David Birchall - Electric guitar, objects and amplifier
Recorded in The Milkroom, Hotspur House, Manchester on 13/9/14
Artwork by Colin Webster
Raw Tonk Records 2015
RT010
"This album of solo guitar and electronic manipulations from Manchester improviser and artist Birchall sounds a bit like someone’s stuck a microphone into the rocky mulch of my back garden and then whacked the recording level right up. It’s a record punctuated with all sorts of mucky scrapes and squeaks, punctuated with resonant plinks and all sorts of scruffy grunts and grumbles. But the outcome is good, Birchall’s nervy manipulations making the recordings teem with life.
For something that could conceivably fall into the category of lower case improv, if you’re standing in the right position with the wind in the right direction, Birchall manages to work up a fair old racket. The title track has an almost rubbery, squeaking quality, reminiscent of a crazed balloon artist. The piece immediately after, She Asked Herself For The Third Time That Week What Would Emma Goldman Do? starts with the Sonic Youth metallic behind the bridge clanging, then exploding into clotted, fuzzy burps before lapsing into an almost obsessive, scratchy pattering.
Birchall gets a lot out of his restricted sonic palette, seemingly able to conjure up an endlessly varied set of gritty, furrowed textures. He’s got a way with titles, too – my favourite is I’m Surprised Someone So Young Knows of Sonny Sharrock, which takes almost as long to say as Birchall takes to play the track (52 seconds, fact fans).
On Bedroom Psychogeography (another great title), Birchall moves beyond the subterranean, towards a kind of locked-in desperation. The track’s abortive, stuttering abrasions suggest a figure cocooned in frustration, unable to break free from the mental chains that block any kind of redemptive action and instead circling round in endless cycles of despair. It’s a rare moment of angst, though, in an album whose mood is mischievous and playful, albeit in a somewhat deadpan way.

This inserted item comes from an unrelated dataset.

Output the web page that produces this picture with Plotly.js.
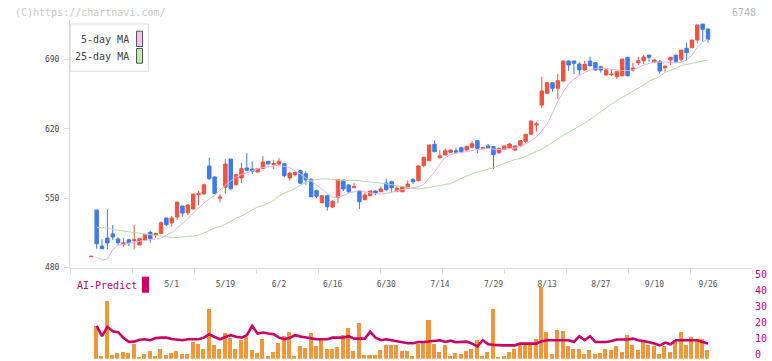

By the final track, Walking Backwards, Birchall seems to have dived head first into a garden pond, letting rip with an aqueous gurgling that is less suggestive of his instrument’s frets and strings than of the swarming, wriggling underwater masses, engaged in the eternal merry-go-round of life, death and reproduction, impervious to the world of air and sky above the surface."